VB6 uses the StdCall calling convention by default (cdecl convention is supported if you create a type library with a module section describing your imports, instead of using Declare Function). And C++ supports a whole host of calling conventions: stdcall, fastcall, cdecl, thiscall.

It is important to note that calling functions using stdcall in another library is not enough to change your functions to stdcall. You can use a command-line switch to the compiler, but the most robust is to include the __stdcall keyword in your source code. It gets applied to the name of the function, like so:

int __stdcall functionname(int args);

Since you will also want to export those functions for VB6 to find them, you'll want extern "C" to reduce name mangling, and __declspec(dllexport) to place them in the exports table.

It's pretty common to use a macro to do all of the above at once. It looks like the library you are wrapping does this with ST_COMDLL_API. Inside the library, that will expand to __declspec(dllexport) __stdcall. For consumers, it will use dllimport instead.

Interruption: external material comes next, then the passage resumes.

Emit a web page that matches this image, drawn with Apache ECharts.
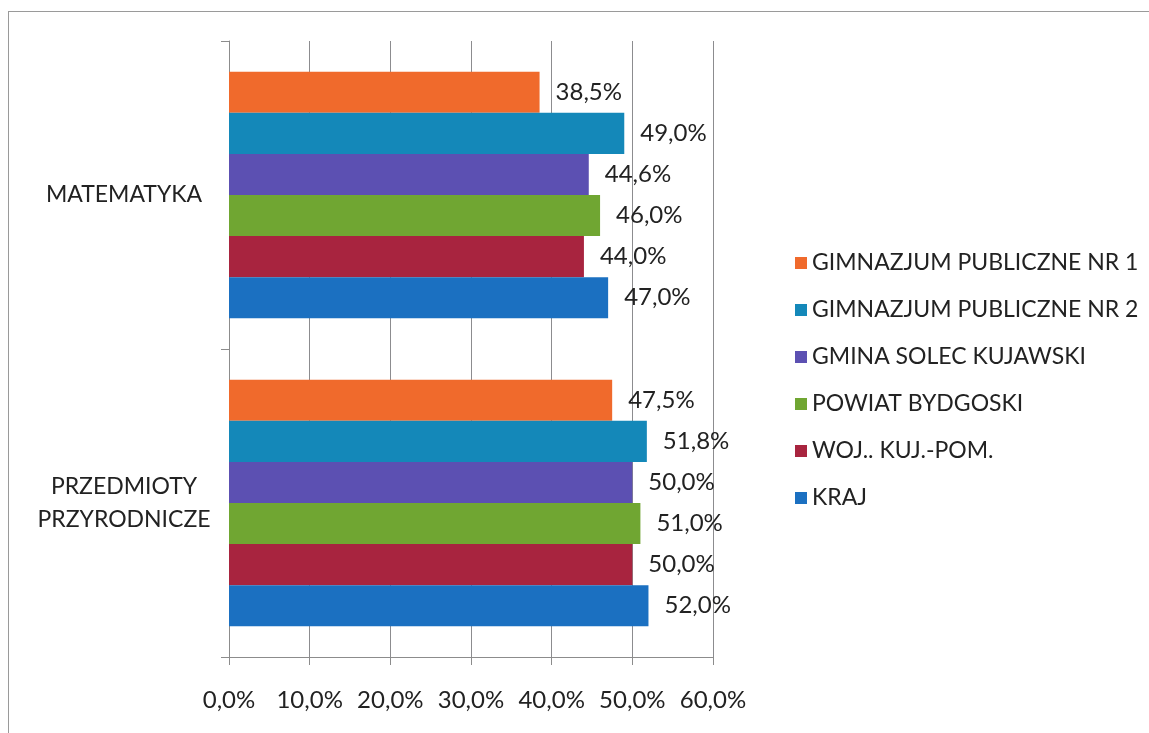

Any time you are defining an API to be used across different compilers (or even different languages), it's a good idea to be very explicit about calling convention and structure packing (#pragma pack). Otherwise you are at the mercy of options specified in the project file and other headers files. Even if you are happy with the defaults the compiler uses, your public headers should be explicit, because eventually someone will try to use two libraries in the same program, and the other library may demand changes to the compile options.